While copyright infringement from illegal downloading isn’t technically classified as “theft” under the law—since it falls under copyright infringement section—it still is theft in practice as you’re taking something of value without paying for it or having permission. Essentially, you’re depriving the creator of potential earnings, much like stealing physical goods.
When it comes to training the models, it most likely falls into fair-use. The models learn little like a person learns from watching paintings in an art gallery: as their aim is to adapt not replicate the data. But if you do not pay the fee to enter the gallery in the first place you are stealing the experience. This is the case with Ai as “theft” has occured in the process of creating or aquiring a dataset that contains copyrighted data without proper licensing or permission from its owner.
Downloading images or other copyrighted data from internet is copyright infringement even if they are publicly available: https://ogc.harvard.edu/pages/copyright-and-fair-use
Exception being the fair-use, but that is rarely the case.
“fair use law allows someone or a company to use copyrighted material without consent as long as certain conditions are met – for instance, if it’s used for teaching or research or criticism or news reporting.

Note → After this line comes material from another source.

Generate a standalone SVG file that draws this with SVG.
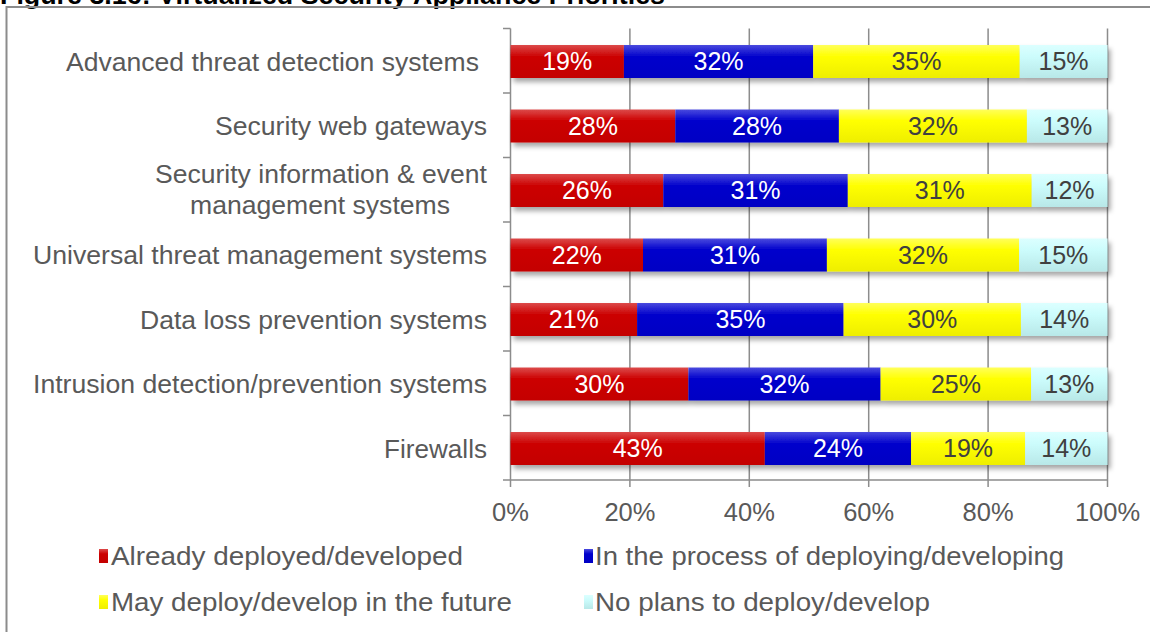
<svg xmlns="http://www.w3.org/2000/svg" width="1150" height="632" viewBox="0 0 1150 632">
<defs>
<linearGradient id="gr" x1="0" y1="0" x2="0" y2="1"><stop offset="0" stop-color="#dc4a4a"/><stop offset="0.35" stop-color="#cc0000"/><stop offset="1" stop-color="#c40000"/></linearGradient>
<linearGradient id="gb" x1="0" y1="0" x2="0" y2="1"><stop offset="0" stop-color="#4a4ade"/><stop offset="0.35" stop-color="#0000cc"/><stop offset="1" stop-color="#0000c4"/></linearGradient>
<linearGradient id="gy" x1="0" y1="0" x2="0" y2="1"><stop offset="0" stop-color="#ffff5a"/><stop offset="0.35" stop-color="#ffff00"/><stop offset="1" stop-color="#eeee00"/></linearGradient>
<linearGradient id="gc" x1="0" y1="0" x2="0" y2="1"><stop offset="0" stop-color="#dcffff"/><stop offset="0.35" stop-color="#ccfcfc"/><stop offset="1" stop-color="#b8e8e8"/></linearGradient>
<filter id="sh" x="-5%" y="-30%" width="115%" height="180%"><feDropShadow dx="3" dy="4" stdDeviation="2.5" flood-color="#000" flood-opacity="0.35"/></filter>
</defs>
<style>
text{font-family:"Liberation Sans",Arial,sans-serif}
.title{font-size:25px;font-weight:bold;fill:#000}
.cat{font-size:25px;fill:#595959;text-anchor:end}
.catm{font-size:25px;fill:#595959;text-anchor:middle}
.ax{font-size:25.5px;fill:#595959;text-anchor:middle}
.lg{font-size:26px;fill:#595959}
.w{font-size:25px;fill:#fff;text-anchor:middle}
.d{font-size:25px;fill:#404040;text-anchor:middle}
.grid{stroke:#8c8c8c;stroke-width:1.5;fill:none}
.r{fill:url(#gr)}.b{fill:url(#gb)}.y{fill:url(#gy)}.c{fill:url(#gc)}
</style>
<rect width="1150" height="632" fill="#fff"/>
<text class="title" x="0" y="3.5" textLength="665" lengthAdjust="spacingAndGlyphs">Figure 3.16: Virtualized Security Appliance Priorities</text>
<rect x="6.5" y="7" width="1160" height="640" fill="none" stroke="#8c8c8c" stroke-width="2"/>
<g id="axes" class="grid">
<path d="M629.9 28.5V487M749.3 28.5V487M868.7 28.5V487M988.1 28.5V487M1107.5 28.5V487"/>
<path d="M510.5 28.5V487M510.5 480H1107.5"/>
<path d="M503 28.5H510.5M503 93H510.5M503 157.5H510.5M503 222H510.5M503 286.5H510.5M503 351H510.5M503 415.5H510.5M503 480H510.5"/>
</g>
<g id="bar1" filter="url(#sh)">
<rect class="r" x="510.5" y="45" width="113.4" height="33"/><rect class="b" x="623.9" y="45" width="189.3" height="33"/><rect class="y" x="813.2" y="45" width="206.5" height="33"/><rect class="c" x="1019.7" y="45" width="87.8" height="33"/>
</g>
<g id="bar2" filter="url(#sh)">
<rect class="r" x="510.5" y="109.5" width="164.8" height="33"/><rect class="b" x="675.3" y="109.5" width="163.6" height="33"/><rect class="y" x="838.9" y="109.5" width="188" height="33"/><rect class="c" x="1026.9" y="109.5" width="80.6" height="33"/>
</g>
<g id="bar3" filter="url(#sh)">
<rect class="r" x="510.5" y="174" width="152.8" height="33"/><rect class="b" x="663.3" y="174" width="184.5" height="33"/><rect class="y" x="847.8" y="174" width="183.9" height="33"/><rect class="c" x="1031.7" y="174" width="75.8" height="33"/>
</g>
<g id="bar4" filter="url(#sh)">
<rect class="r" x="510.5" y="238.5" width="132.5" height="33"/><rect class="b" x="643" y="238.5" width="183.9" height="33"/><rect class="y" x="826.9" y="238.5" width="192.2" height="33"/><rect class="c" x="1019.1" y="238.5" width="88.4" height="33"/>
</g>
<g id="bar5" filter="url(#sh)">
<rect class="r" x="510.5" y="303" width="126.6" height="33"/><rect class="b" x="637.1" y="303" width="206.5" height="33"/><rect class="y" x="843.6" y="303" width="177.3" height="33"/><rect class="c" x="1020.9" y="303" width="86.6" height="33"/>
</g>
<g id="bar6" filter="url(#sh)">
<rect class="r" x="510.5" y="367.5" width="177.9" height="33"/><rect class="b" x="688.4" y="367.5" width="192.2" height="33"/><rect class="y" x="880.6" y="367.5" width="150.5" height="33"/><rect class="c" x="1031.1" y="367.5" width="76.4" height="33"/>
</g>
<g id="bar7" filter="url(#sh)">
<rect class="r" x="510.5" y="432" width="254.3" height="33"/><rect class="b" x="764.8" y="432" width="146.3" height="33"/><rect class="y" x="911.1" y="432" width="114" height="33"/><rect class="c" x="1025.1" y="432" width="82.4" height="33"/>
</g>
<g id="values">
<text class="w" x="567.2" y="70">19%</text><text class="w" x="718.6" y="70">32%</text><text class="d" x="916.5" y="70">35%</text><text class="d" x="1063.6" y="70">15%</text>
<text class="w" x="592.9" y="134.5">28%</text><text class="w" x="757.1" y="134.5">28%</text><text class="d" x="932.9" y="134.5">32%</text><text class="d" x="1067.2" y="134.5">13%</text>
<text class="w" x="586.9" y="199">26%</text><text class="w" x="755.6" y="199">31%</text><text class="d" x="939.8" y="199">31%</text><text class="d" x="1069.6" y="199">12%</text>
<text class="w" x="576.8" y="263.5">22%</text><text class="w" x="735" y="263.5">31%</text><text class="d" x="923" y="263.5">32%</text><text class="d" x="1063.3" y="263.5">15%</text>
<text class="w" x="573.8" y="328">21%</text><text class="w" x="740.4" y="328">35%</text><text class="d" x="932.3" y="328">30%</text><text class="d" x="1064.2" y="328">14%</text>
<text class="w" x="599.5" y="392.5">30%</text><text class="w" x="784.5" y="392.5">32%</text><text class="d" x="955.9" y="392.5">25%</text><text class="d" x="1069.3" y="392.5">13%</text>
<text class="w" x="637.7" y="457">43%</text><text class="w" x="838" y="457">24%</text><text class="d" x="968.1" y="457">19%</text><text class="d" x="1066.3" y="457">14%</text>
</g>
<g id="categories">
<text class="cat" x="479" y="70.5" textLength="413" lengthAdjust="spacingAndGlyphs">Advanced threat detection systems</text>
<text class="cat" x="487" y="135" textLength="272" lengthAdjust="spacingAndGlyphs">Security web gateways</text>
<text class="catm" x="321" y="183" textLength="332" lengthAdjust="spacingAndGlyphs">Security information &amp; event</text>
<text class="catm" x="320" y="214" textLength="260" lengthAdjust="spacingAndGlyphs">management systems</text>
<text class="cat" x="487" y="264" textLength="454" lengthAdjust="spacingAndGlyphs">Universal threat management systems</text>
<text class="cat" x="487" y="328.5" textLength="347" lengthAdjust="spacingAndGlyphs">Data loss prevention systems</text>
<text class="cat" x="487" y="393" textLength="454" lengthAdjust="spacingAndGlyphs">Intrusion detection/prevention systems</text>
<text class="cat" x="487" y="457.5" textLength="103" lengthAdjust="spacingAndGlyphs">Firewalls</text>
</g>
<g id="xlabels">
<text class="ax" x="510.5" y="521">0%</text><text class="ax" x="629.9" y="521">20%</text><text class="ax" x="749.3" y="521">40%</text><text class="ax" x="868.7" y="521">60%</text><text class="ax" x="988.1" y="521">80%</text><text class="ax" x="1107.5" y="521">100%</text>
</g>
<g id="legend">
<rect class="r" x="99" y="549" width="9" height="14"/><text class="lg" x="111" y="565" textLength="352" lengthAdjust="spacingAndGlyphs">Already deployed/developed</text>
<rect class="b" x="584" y="549" width="9" height="14"/><text class="lg" x="595" y="565" textLength="469" lengthAdjust="spacingAndGlyphs">In the process of deploying/developing</text>
<rect class="y" x="99" y="595" width="9" height="14"/><text class="lg" x="111" y="611" textLength="401" lengthAdjust="spacingAndGlyphs">May deploy/develop in the future</text>
<rect class="c" x="584" y="595" width="9" height="14"/><text class="lg" x="595" y="611" textLength="335" lengthAdjust="spacingAndGlyphs">No plans to deploy/develop</text>
</g>
</svg>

You know, this law is intended to encourage freedom of expression, but there are real limits on it. For instance, the Supreme Court has said that if copyrighted material is used to make something new and that new thing competes with the original copyrighted work, that is not fair use.” –BOBBY ALLYN
Source: The Effect of the Use Upon the Potential Market
What does this have to do with Ai companies?
Data needs to be locally accessible in order to train an Ai model. This means the copyrighted data must be downloaded.
cases where OpenAi is sued for illegally using copyrighted data:
- https://www.businessinsider.com/openai-lawsuit-copyrighted-data-train-chatgpt-court-tech-ai-news-2024-6
- https://www.johnpobrienesq.com/openai-sued-for-using-copyrighted-material-to-train-chatgpt/
- https://www.npr.org/2023/08/18/1194562272/openai-is-facing-lawsuits-over-copyrighted-materials-it-uses-to-train-chatgpt -Bobby Allyn link
OpenAi admitting wide use of copyrighted data:
https://www.theguardian.com/technology/2024/jan/08/ai-tools-chatgpt-copyrighted-material-openai
under this article also other Ai companies are getting sued:
“Getty Images, which owns one of the largest photo libraries in the world, is suing the creator of Stable Diffusion, Stability AI, in the US and in England and Wales for alleged copyright breaches. In the US, a group of music publishers including Universal Music are suing Anthropic, the Amazon-backed company behind the Claude chatbot, accusing it of misusing “innumerable” copyrighted song lyrics to train its model.”
Many Ai companies use data laundring to hide their copyright infringements:
- https://waxy.org/2022/09/ai-data-laundering-how-academic-and-nonprofit-researchers-shield-tech-companies-from-accountability/
- https://medium.com/discourse/is-big-tech-using-data-laundering-to-cheat-artists-ccf1a8c87b91
- https://waxy.org/2022/08/exploring-12-million-of-the-images-used-to-train-stable-diffusions-image-generator/
Some of the datasets only contain links to the data. But in order to verify the links they have needed to download and process the copyrighted material. Some of them claim that only shortly downloading them is fair-use as they then delete them right away. But considering they receive funding from parties that profit from these datasets this is just pure data laundering. More importantly Ai companies to utilize the links they themselves then have to download the files.
More about scraping, Data Laundering, Lawsuits, and Generative Ai:
https://www.createdontscrape.com/
https://www.createdontscrape.com/pretrainingfine-tuning-why-you-need-to-know
There are Ai companies that seek ethical and correctly licensed datasets to train their models. But it would be ridiculously naive to think that the most succesfull models would not be illegaly or maliciously obtaining copyrighted works into their datasets in order to gain an advantage when it comes to model performance.
The problems for owners of copyrighted works
The problem with works being downloaded against their owners consent and laundered into Ai’s is quite the problem.
1: The people are not being compensated when their works are downloaded without proper licensing to create commercial projects against their will. These copyrighted works are a defacto requirement for the training of an Ai model that is commercially used to make profit in the future, and thus should be licenced accordingly. Downloading ie. aquiring copyrighted data for this use is not fair use, even if the training itself might be.
2: The works produced by Ai’s compete with the original pieces. When a person (even if a person would not be a customer for any original pieces) generates data from the copyrighted works and makes it available to others: They flood and saturate the market while also skewing the algorythm that would otherwise lead paying customers to the original owner of the copyrighted material.
Now the original owner and creator of the copyrighted work must compete with works that adapt and imitate their works.
These result in stagnation and loss of innovation as people no longer get compensated for their work, nor see a point doing it for free when it gets lost in the void.
These unethical methods of using copyrighted data without consent lead to short term gains with massive negative long-term effects for both humans and the whole Ai field.